Working on a decentralised blockchain could enable a large degree of interaction between say a smart car and its surroundings without the need of signing all the separate T&Cs of each provider due to things like smart contracts inherent to the system.

Peter Busch, project lead for moveID and product owner for Distributed Ledger Technologies Mobility (a Bosch thinktank) told how these identities of items on open blockchain networks are the most promising technology. “Decentralised identity allows you to authenticate and identify devices without having the intermediate or another hyperscalers in the background,” says Busch.

“This is the ultimate data sovereignty because the user owns their own data and keeps it and controls it,” he said. “In use cases of charging, you can see only the user and the charging pole in the car make that business – no other party around it.”

Busch said one of the main goals and motivations of the project is to standardise the technological integration with other automotive players in Germany and across Europe.

This broader idea of individual decentralised ID interacting with other organisations is what the EU government’s having been working on implementing.  Bosch’s plans are part of the same EU-funded initiative Gaia-X, which intends to see every person in the EU assigned a decentralised ID in a secure and federated data infrastructure that promotes interoperability among European businesses and public-sector organisations. Using a decentralised network of Cloud and data services, it hopes this system will lay the foundations for future smart cities.
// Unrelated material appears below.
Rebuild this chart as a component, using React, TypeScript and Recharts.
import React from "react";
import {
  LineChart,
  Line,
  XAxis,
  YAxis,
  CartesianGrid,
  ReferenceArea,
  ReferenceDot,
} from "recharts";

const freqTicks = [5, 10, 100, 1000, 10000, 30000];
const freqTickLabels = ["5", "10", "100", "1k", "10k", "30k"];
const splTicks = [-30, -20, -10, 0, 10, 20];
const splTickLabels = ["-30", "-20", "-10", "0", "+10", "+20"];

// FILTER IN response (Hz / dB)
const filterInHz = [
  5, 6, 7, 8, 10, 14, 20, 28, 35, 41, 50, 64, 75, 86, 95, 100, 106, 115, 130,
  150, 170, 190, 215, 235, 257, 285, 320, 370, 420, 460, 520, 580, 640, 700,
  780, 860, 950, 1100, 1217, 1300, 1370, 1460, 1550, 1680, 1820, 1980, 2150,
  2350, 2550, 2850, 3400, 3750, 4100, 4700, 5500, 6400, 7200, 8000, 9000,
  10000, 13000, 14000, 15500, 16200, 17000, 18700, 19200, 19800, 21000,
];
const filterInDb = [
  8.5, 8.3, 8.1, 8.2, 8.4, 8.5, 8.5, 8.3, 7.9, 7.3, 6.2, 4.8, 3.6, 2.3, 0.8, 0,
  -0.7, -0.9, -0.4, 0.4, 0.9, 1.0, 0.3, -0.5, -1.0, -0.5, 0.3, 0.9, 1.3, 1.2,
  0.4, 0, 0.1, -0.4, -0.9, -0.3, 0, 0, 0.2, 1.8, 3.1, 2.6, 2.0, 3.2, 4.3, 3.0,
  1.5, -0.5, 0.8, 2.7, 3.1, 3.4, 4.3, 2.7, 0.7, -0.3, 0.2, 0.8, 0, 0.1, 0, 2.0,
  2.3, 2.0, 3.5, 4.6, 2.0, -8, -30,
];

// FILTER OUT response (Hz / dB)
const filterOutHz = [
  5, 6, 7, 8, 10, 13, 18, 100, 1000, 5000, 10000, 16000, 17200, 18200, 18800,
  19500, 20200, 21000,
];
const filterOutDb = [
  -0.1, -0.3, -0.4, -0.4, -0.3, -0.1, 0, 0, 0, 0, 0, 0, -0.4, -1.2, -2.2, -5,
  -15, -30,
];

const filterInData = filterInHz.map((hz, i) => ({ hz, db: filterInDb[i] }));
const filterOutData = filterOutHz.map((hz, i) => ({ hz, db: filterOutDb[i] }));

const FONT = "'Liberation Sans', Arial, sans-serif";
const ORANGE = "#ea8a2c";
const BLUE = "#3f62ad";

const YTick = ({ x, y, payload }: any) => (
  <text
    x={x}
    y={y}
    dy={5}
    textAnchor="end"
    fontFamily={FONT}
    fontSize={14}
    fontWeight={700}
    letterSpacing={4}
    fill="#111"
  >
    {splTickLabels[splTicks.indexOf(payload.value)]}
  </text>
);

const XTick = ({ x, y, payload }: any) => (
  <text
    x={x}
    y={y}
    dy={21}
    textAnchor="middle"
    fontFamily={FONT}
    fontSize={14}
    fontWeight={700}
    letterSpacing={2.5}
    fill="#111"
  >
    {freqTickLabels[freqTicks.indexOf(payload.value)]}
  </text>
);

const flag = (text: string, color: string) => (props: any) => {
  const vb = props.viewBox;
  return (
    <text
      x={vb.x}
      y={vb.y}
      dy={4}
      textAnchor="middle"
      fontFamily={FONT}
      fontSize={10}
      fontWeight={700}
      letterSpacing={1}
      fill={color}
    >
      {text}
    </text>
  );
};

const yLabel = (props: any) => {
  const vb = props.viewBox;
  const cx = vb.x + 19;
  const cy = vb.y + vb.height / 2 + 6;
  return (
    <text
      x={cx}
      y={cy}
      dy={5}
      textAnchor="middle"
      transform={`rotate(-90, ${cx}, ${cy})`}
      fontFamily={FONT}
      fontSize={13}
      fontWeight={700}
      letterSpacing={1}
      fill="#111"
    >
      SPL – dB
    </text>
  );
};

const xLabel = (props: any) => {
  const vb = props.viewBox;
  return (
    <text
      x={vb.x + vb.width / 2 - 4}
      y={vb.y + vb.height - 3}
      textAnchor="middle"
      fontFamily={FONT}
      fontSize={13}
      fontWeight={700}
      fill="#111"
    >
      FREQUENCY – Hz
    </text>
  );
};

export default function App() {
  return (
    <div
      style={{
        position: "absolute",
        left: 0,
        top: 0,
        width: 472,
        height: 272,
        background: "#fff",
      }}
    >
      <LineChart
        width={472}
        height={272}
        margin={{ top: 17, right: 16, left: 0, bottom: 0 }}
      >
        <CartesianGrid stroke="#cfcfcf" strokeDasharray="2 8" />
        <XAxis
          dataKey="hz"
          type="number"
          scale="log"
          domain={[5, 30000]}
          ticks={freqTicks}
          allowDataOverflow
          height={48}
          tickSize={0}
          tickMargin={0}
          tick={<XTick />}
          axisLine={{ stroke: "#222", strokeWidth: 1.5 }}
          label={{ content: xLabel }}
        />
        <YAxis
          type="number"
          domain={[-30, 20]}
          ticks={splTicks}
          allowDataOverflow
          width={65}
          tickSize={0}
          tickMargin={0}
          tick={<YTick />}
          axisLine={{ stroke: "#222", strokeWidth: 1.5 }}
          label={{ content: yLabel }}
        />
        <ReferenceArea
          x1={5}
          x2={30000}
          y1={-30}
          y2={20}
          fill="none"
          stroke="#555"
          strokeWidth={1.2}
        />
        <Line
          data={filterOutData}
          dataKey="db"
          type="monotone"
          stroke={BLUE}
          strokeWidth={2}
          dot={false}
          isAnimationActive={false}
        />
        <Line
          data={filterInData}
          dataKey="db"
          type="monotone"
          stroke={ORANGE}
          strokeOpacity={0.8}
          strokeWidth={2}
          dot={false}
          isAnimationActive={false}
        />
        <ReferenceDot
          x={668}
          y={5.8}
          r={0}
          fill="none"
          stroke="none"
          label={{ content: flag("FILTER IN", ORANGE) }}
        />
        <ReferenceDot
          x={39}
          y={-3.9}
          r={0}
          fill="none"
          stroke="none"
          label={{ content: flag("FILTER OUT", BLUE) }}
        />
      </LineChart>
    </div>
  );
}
Dorlöchter believes this system is what will really see smart cities as we envision, work. “If we look into the future and think about smart cities,” says Dorlöchter. “they wouldn’t work and function if they were built on a Web2 platform as we know them today.

“IoT turns into the EoT because all of those things have some economic value and that’s the future. The future of AI automation will be economic activity, and machines will do what’s necessary to support society. That is why decentralisation is key,” Dorlöchter concluded.